Whittle was sure that they needed to use the law to change trans people’s lives. He started a part time law degree and graduated in 1990. He then did an M.A. through further part time study. He later earned a Ph.D. for his research on “The Law and Transsexuals”.
In 1992, Whittle, Mark Rees, Myka Scott and Krystyna Sheffield founded the United Kingdom trans activist and lobbying organisation ‘Press for Change’ (PFC). He was 34 years old. PFC works to change the laws and social attitudes surrounding transgender and transsexual lives. It campaigns for respect and equality for all trans people.
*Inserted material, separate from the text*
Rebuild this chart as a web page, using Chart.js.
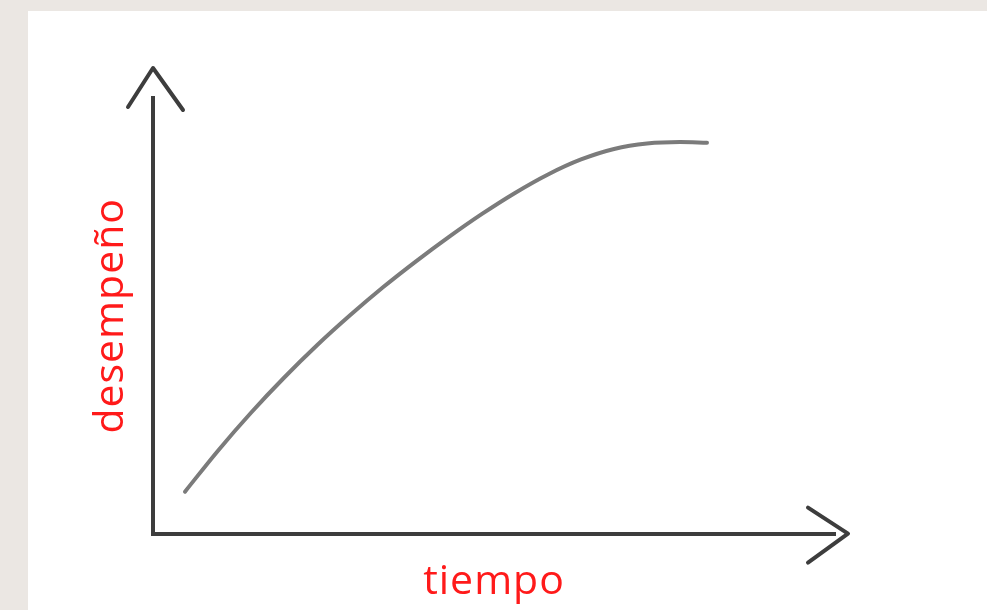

In the last thirty years PFC has helped to secure legal protections for trans people, including the Gender Recognition Act 2004. As a consequence of a PFC report, the UK Government made transgender a protected category for the Equalities and Human Rights Commission.
Stephen has successfully fought legal cases of his own. He established a right to artificial insemination treatment to enable his partner to become pregnant. He then took the case of his family to the European Court of Human Rights. He fought for his children’s right to have him recognised as their legal father. He has written and spoken about his personal journey.
Although PFC does not have ‘leaders’, campaigners regard Stephen as the voice of experience on legal questions. Today he is one of the most important figures in trans politics both in the UK and internationally. Stephen has advised on transgender law to the UK, Irish, Italian, Japanese and South African governments and the European Union, the Council of Europe & the European Commission. He advises lawyers and writes briefs. He has been an expert witness for courts worldwide.
Stephen has inspired many other trans writers and speakers to develop their talents. He has encouraged them to contribute to the large and varied collection of writing and thinking. He is writing what he hopes will be the defining history of transgender and the sources of the many theories surrounding gender variant people.